The decision by the trial chamber to allow the charges against Seselj, Margetic and Krizic to be withdrawn was published on June 20. It included a separate written opinion from Judge Iain Bonomy, in which he agreed that it was within Del Ponte’s rights to withdraw the charges, but launched a scornful attack on her arguments for doing so.



Judge Bonomy said he completely rejected her first line of reasoning, relating to the recent pressure from judges to streamline cases. He said he understood this argument as referring to judges' concerns that some large, relatively unfocussed indictments are leading to long, difficult-to-manage trials, and are jeopardising efforts to complete the court's work within time limits laid down by the United Nations Security Council.



But in fact, he argued, withdrawing the indictments against Seselj, Margetic and Krizic would do little or nothing to address this situation.
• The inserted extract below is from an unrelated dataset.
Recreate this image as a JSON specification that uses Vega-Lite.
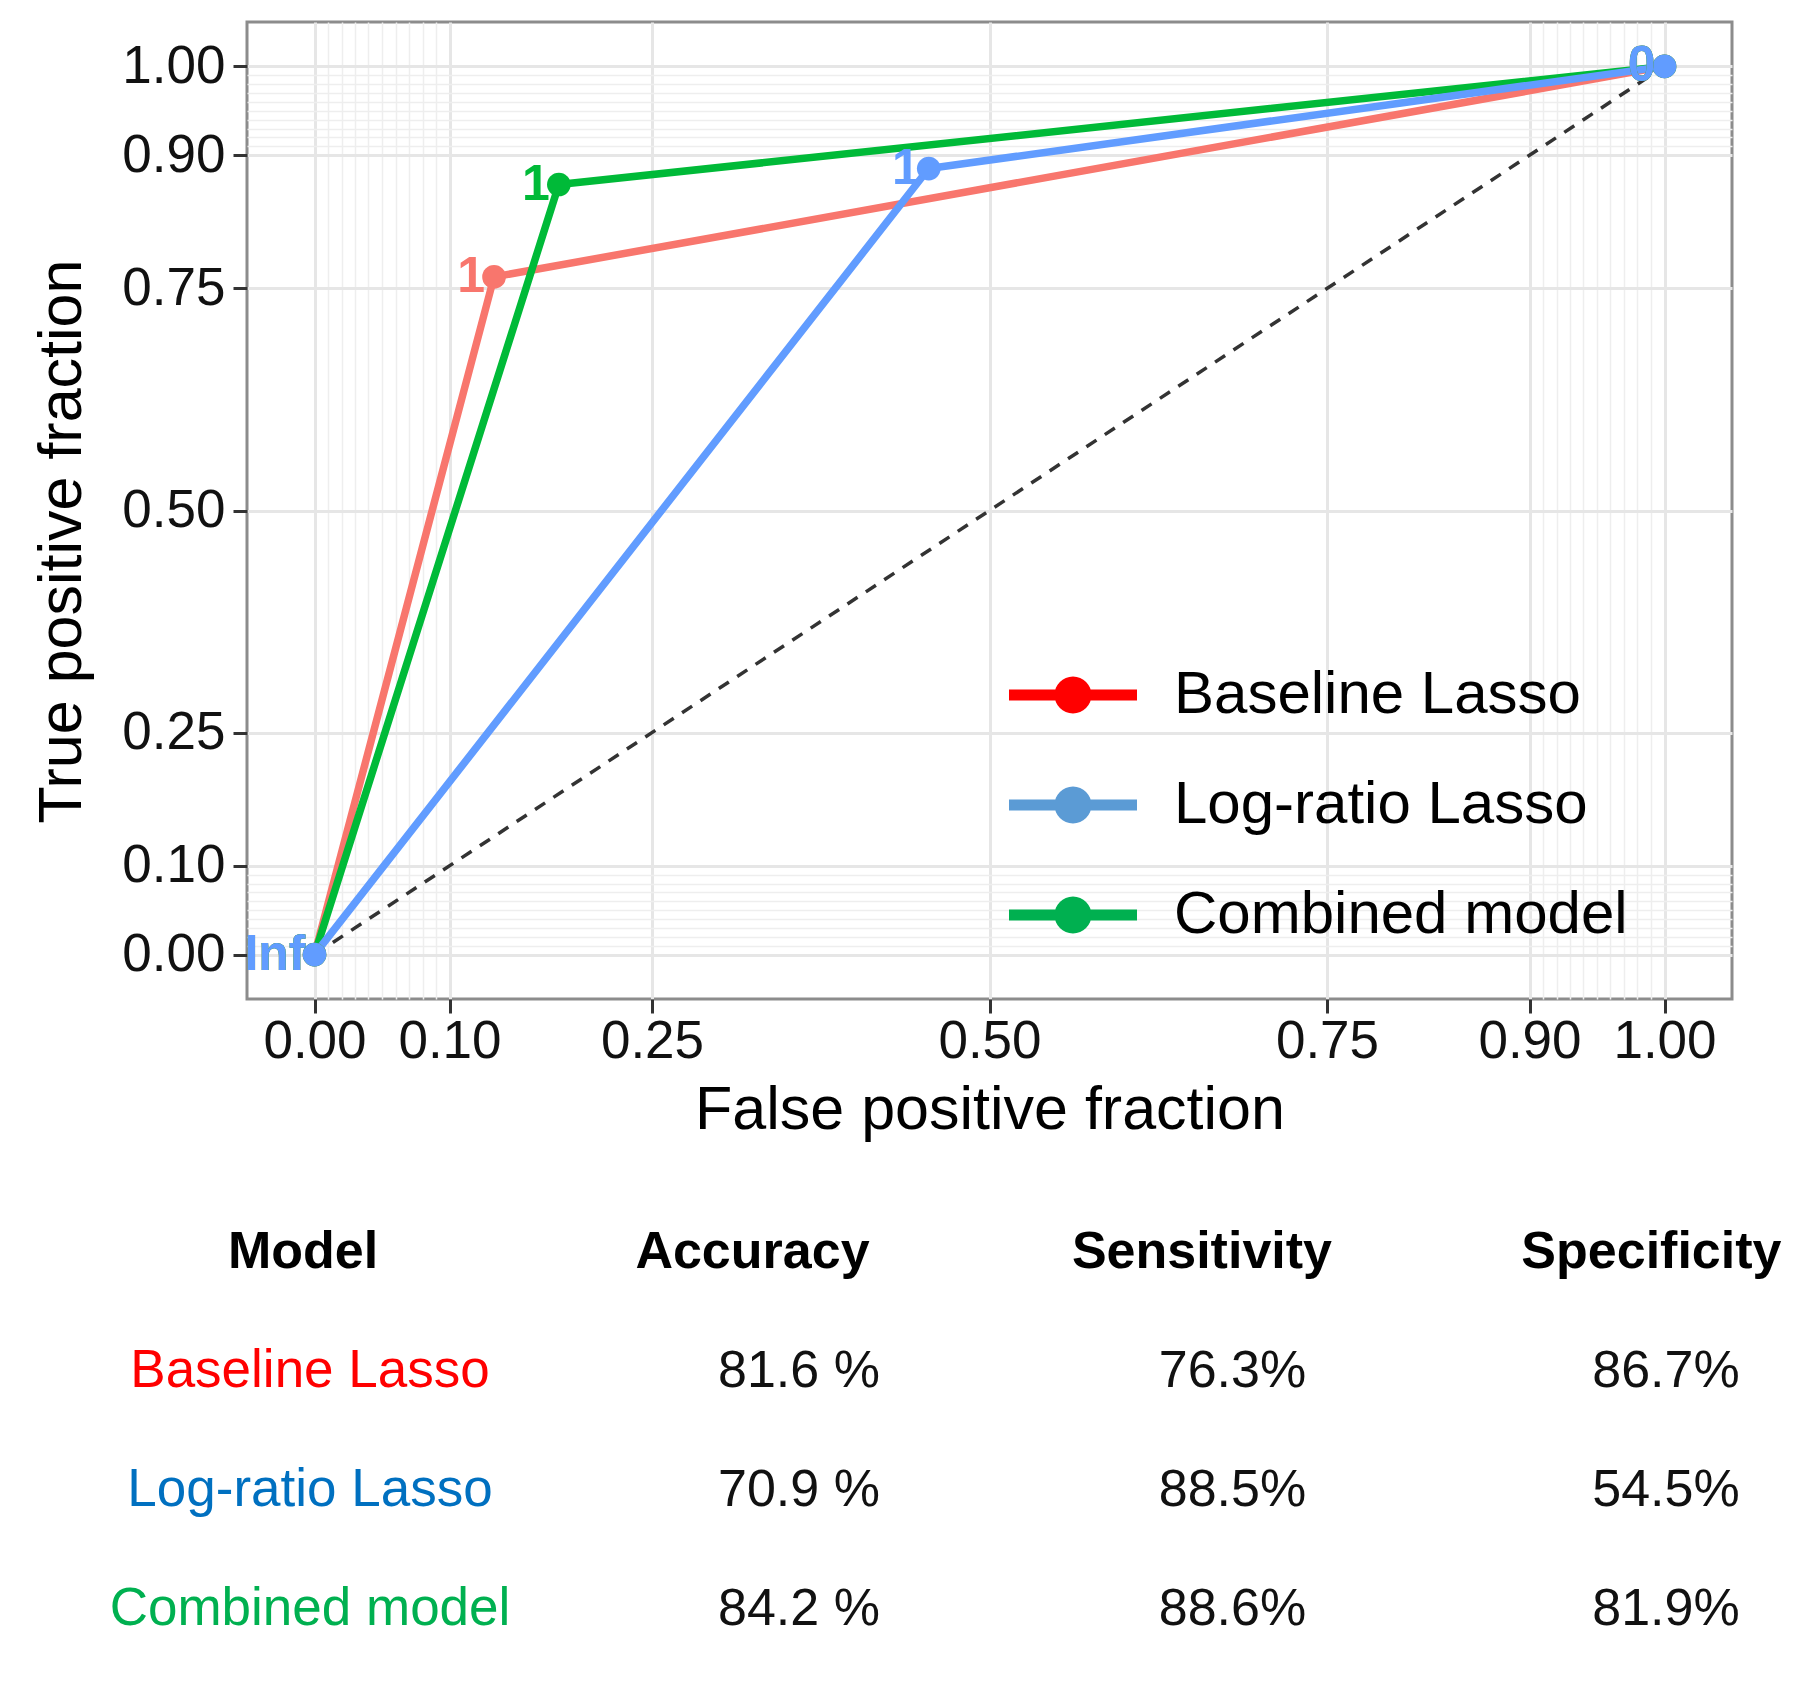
{
  "$schema": "https://vega.github.io/schema/vega-lite/v6.json",
  "background": "white",
  "padding": {"left": 30, "top": 20, "right": 5, "bottom": 5},
  "autosize": {"type": "pad"},
  "config": {
    "font": "Liberation Sans",
    "view": {"stroke": null},
    "concat": {"spacing": 50}
  },
  "datasets": {
    "roc": [
      {"model": "Baseline Lasso", "fpr": 0, "tpr": 0, "cutoff": "Inf"},
      {"model": "Baseline Lasso", "fpr": 0.133, "tpr": 0.763, "cutoff": "1"},
      {"model": "Baseline Lasso", "fpr": 1, "tpr": 1, "cutoff": "0"},
      {"model": "Combined model", "fpr": 0, "tpr": 0, "cutoff": "Inf"},
      {"model": "Combined model", "fpr": 0.181, "tpr": 0.867, "cutoff": "1"},
      {"model": "Combined model", "fpr": 1, "tpr": 1, "cutoff": "0"},
      {"model": "Log-ratio Lasso", "fpr": 0, "tpr": 0, "cutoff": "Inf"},
      {"model": "Log-ratio Lasso", "fpr": 0.455, "tpr": 0.885, "cutoff": "1"},
      {"model": "Log-ratio Lasso", "fpr": 1, "tpr": 1, "cutoff": "0"}
    ],
    "diag": [
      {"x": 0, "y": 0},
      {"x": 1, "y": 1}
    ],
    "metrics": [
      {"model": "Baseline Lasso", "Accuracy": "81.6 %", "Sensitivity": "76.3%", "Specificity": "86.7%"},
      {"model": "Log-ratio Lasso", "Accuracy": "70.9 %", "Sensitivity": "88.5%", "Specificity": "54.5%"},
      {"model": "Combined model", "Accuracy": "84.2 %", "Sensitivity": "88.6%", "Specificity": "81.9%"}
    ],
    "headers": [
      {"col": "Model"},
      {"col": "Accuracy"},
      {"col": "Sensitivity"},
      {"col": "Specificity"}
    ]
  },
  "resolve": {"scale": {"color": "independent"}},
  "vconcat": [
    {
      "width": 1485,
      "height": 977,
      "view": {"stroke": "#8C8C8C", "strokeWidth": 3},
      "resolve": {"axis": {"x": "independent", "y": "independent"}},
      "layer": [
        {
          "data": {"name": "diag"},
          "mark": {"type": "line", "color": "#333333", "strokeWidth": 3.5, "strokeDash": [12, 10]},
          "encoding": {
            "x": {
              "field": "x", "type": "quantitative",
              "scale": {"domain": [-0.05, 1.05], "nice": false, "zero": false},
              "axis": {
                "orient": "top", "values": [0.01,0.02,0.03,0.04,0.05,0.06,0.07,0.08,0.09,0.91,0.92,0.93,0.94,0.95,0.96,0.97,0.98,0.99],
                "grid": true, "gridColor": "#EEEEEE", "gridWidth": 1.5,
                "labels": false, "ticks": false, "domain": false, "title": null
              }
            },
            "y": {
              "field": "y", "type": "quantitative",
              "scale": {"domain": [-0.05, 1.05], "nice": false, "zero": false},
              "axis": {
                "orient": "right", "values": [0.01,0.02,0.03,0.04,0.05,0.06,0.07,0.08,0.09,0.91,0.92,0.93,0.94,0.95,0.96,0.97,0.98,0.99],
                "grid": true, "gridColor": "#EEEEEE", "gridWidth": 1.5,
                "labels": false, "ticks": false, "domain": false, "title": null
              }
            }
          }
        },
        {
          "data": {"name": "roc"},
          "mark": {"type": "line", "strokeWidth": 7.5},
          "encoding": {
            "x": {
              "field": "fpr", "type": "quantitative",
              "scale": {"domain": [-0.05, 1.05], "nice": false, "zero": false},
              "axis": {
                "orient": "bottom", "values": [0, 0.1, 0.25, 0.5, 0.75, 0.9, 1], "format": ".2f",
                "grid": true, "gridColor": "#E6E6E6", "gridWidth": 3,
                "domain": false, "ticks": true, "tickSize": 14, "tickWidth": 3, "tickColor": "#333333",
                "labelFontSize": 53, "labelColor": "#111111", "labelPadding": 2, "labelOverlap": false, "labelFlush": false,
                "title": "False positive fraction", "titleFontSize": 61, "titleFontWeight": "normal", "titleColor": "#000000", "titlePadding": 12
              }
            },
            "y": {
              "field": "tpr", "type": "quantitative",
              "scale": {"domain": [-0.05, 1.05], "nice": false, "zero": false},
              "axis": {
                "orient": "left", "values": [0, 0.1, 0.25, 0.5, 0.75, 0.9, 1], "format": ".2f",
                "grid": true, "gridColor": "#E6E6E6", "gridWidth": 3,
                "domain": false, "ticks": true, "tickSize": 14, "tickWidth": 3, "tickColor": "#333333",
                "labelFontSize": 53, "labelColor": "#111111", "labelPadding": 8, "labelOverlap": false, "labelFlush": false,
                "title": "True positive fraction", "titleFontSize": 61, "titleFontWeight": "normal", "titleColor": "#000000", "titlePadding": 28, "titleY": 519
              }
            },
            "color": {
              "field": "model", "type": "nominal",
              "scale": {"domain": ["Baseline Lasso", "Combined model", "Log-ratio Lasso"], "range": ["#F8766D", "#00BA38", "#619CFF"]},
              "legend": null
            }
          }
        },
        {
          "data": {"name": "roc"},
          "mark": {"type": "point", "filled": true, "size": 560, "opacity": 1},
          "encoding": {
            "x": {"field": "fpr", "type": "quantitative", "scale": {"domain": [-0.05, 1.05], "nice": false, "zero": false}, "axis": null},
            "y": {"field": "tpr", "type": "quantitative", "scale": {"domain": [-0.05, 1.05], "nice": false, "zero": false}, "axis": null},
            "color": {"field": "model", "type": "nominal", "legend": null}
          }
        },
        {
          "data": {"name": "roc"},
          "mark": {"type": "text", "align": "right", "baseline": "middle", "dx": -9, "fontSize": 50, "fontWeight": "bold"},
          "encoding": {
            "x": {"field": "fpr", "type": "quantitative", "scale": {"domain": [-0.05, 1.05], "nice": false, "zero": false}, "axis": null},
            "y": {"field": "tpr", "type": "quantitative", "scale": {"domain": [-0.05, 1.05], "nice": false, "zero": false}, "axis": null},
            "text": {"field": "cutoff"},
            "color": {"field": "model", "type": "nominal", "legend": null}
          }
        },
        {
          "data": {"name": "roc"},
          "mark": {"type": "point", "filled": true, "opacity": 0},
          "encoding": {
            "x": {"field": "fpr", "type": "quantitative", "scale": {"domain": [-0.05, 1.05], "nice": false, "zero": false}, "axis": null},
            "y": {"field": "tpr", "type": "quantitative", "scale": {"domain": [-0.05, 1.05], "nice": false, "zero": false}, "axis": null},
            "fill": {
              "field": "model", "type": "nominal",
              "scale": {"domain": ["Baseline Lasso", "Log-ratio Lasso", "Combined model"], "range": ["#FF0000", "#5B9BD5", "#00B050"]},
              "legend": {
                "orient": "none", "legendX": 796, "legendY": 643, "title": null, "padding": 0,
                "symbolType": "M-3.2,-0.275L3.2,-0.275L3.2,0.275L-3.2,0.275Z M0.925,0A0.925,0.925,0,1,1,-0.925,0A0.925,0.925,0,1,1,0.925,0Z",
                "symbolSize": 1600, "symbolStrokeWidth": 0, "symbolOpacity": 1,
                "labelFontSize": 60, "labelColor": "#000000", "labelOffset": 71, "labelLimit": 2000,
                "rowPadding": 50
              }
            }
          }
        }
      ]
    },
    {
      "width": 1485,
      "height": 477,
      "view": {"stroke": null},
      "resolve": {"scale": {"x": "independent"}},
      "layer": [
        {
          "data": {"name": "headers"},
          "mark": {"type": "text", "fontSize": 52, "fontWeight": "bold", "baseline": "middle", "color": "#000000"},
          "encoding": {
            "x": {"field": "col", "type": "nominal", "scale": {"type": "point", "domain": ["Model", "Accuracy", "Sensitivity", "Specificity"], "padding": 0.152, "align": 0.41}, "axis": null},
            "y": {"datum": "header", "type": "nominal", "scale": {"type": "point", "domain": ["header", "Baseline Lasso", "Log-ratio Lasso", "Combined model"], "padding": 0.5}, "axis": null},
            "text": {"field": "col"}
          }
        },
        {
          "data": {"name": "metrics"},
          "mark": {"type": "text", "fontSize": 53, "baseline": "middle", "dx": 7},
          "encoding": {
            "x": {"datum": "Model", "type": "nominal", "scale": {"type": "point", "domain": ["Model", "Accuracy", "Sensitivity", "Specificity"], "padding": 0.152, "align": 0.41}, "axis": null},
            "y": {"field": "model", "type": "nominal", "axis": null},
            "text": {"field": "model"},
            "color": {
              "field": "model", "type": "nominal",
              "scale": {"domain": ["Baseline Lasso", "Log-ratio Lasso", "Combined model"], "range": ["#FF0000", "#0070C0", "#00B050"]},
              "legend": null
            }
          }
        },
        {
          "data": {"name": "metrics"},
          "transform": [{"fold": ["Accuracy", "Sensitivity", "Specificity"], "as": ["col", "val"]}],
          "mark": {"type": "text", "fontSize": 52, "baseline": "middle", "color": "#111111"},
          "encoding": {
            "x": {"field": "col", "type": "nominal", "scale": {"type": "point", "domain": ["Model", "Accuracy", "Sensitivity", "Specificity"], "padding": 0.2128, "align": 0.642}, "axis": null},
            "y": {"field": "model", "type": "nominal", "axis": null},
            "text": {"field": "val"}
          }
        }
      ]
    }
  ]
}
Courtroom time, judges and prosecution staff had already been set aside to deal with the charges against the three in early July, he said, and cancelling the case would not lead to these resources being used for any other purpose.



Concluding his written statement, he also called into question the prosecution’s position that the most serious case was that against Jovic, as the first to allegedly violate the tribunal’s rules in relation to Mesic’s testimony.



In light of this position, Judge Bonomy said, “It may be of some importance to explain in the course of the trial why he [Jovic] was not indicted until 2004 for conduct in 2000, and why indeed he was not indicted until several months after the indictment of Seselj and Margetic.”



Prosecution spokesperson Anton Nikiforov told a press conference that a full response to Judge Bonomy's comments would be provided in court.



The charges against Jovic stand and proceedings against him are due to go ahead on July 3.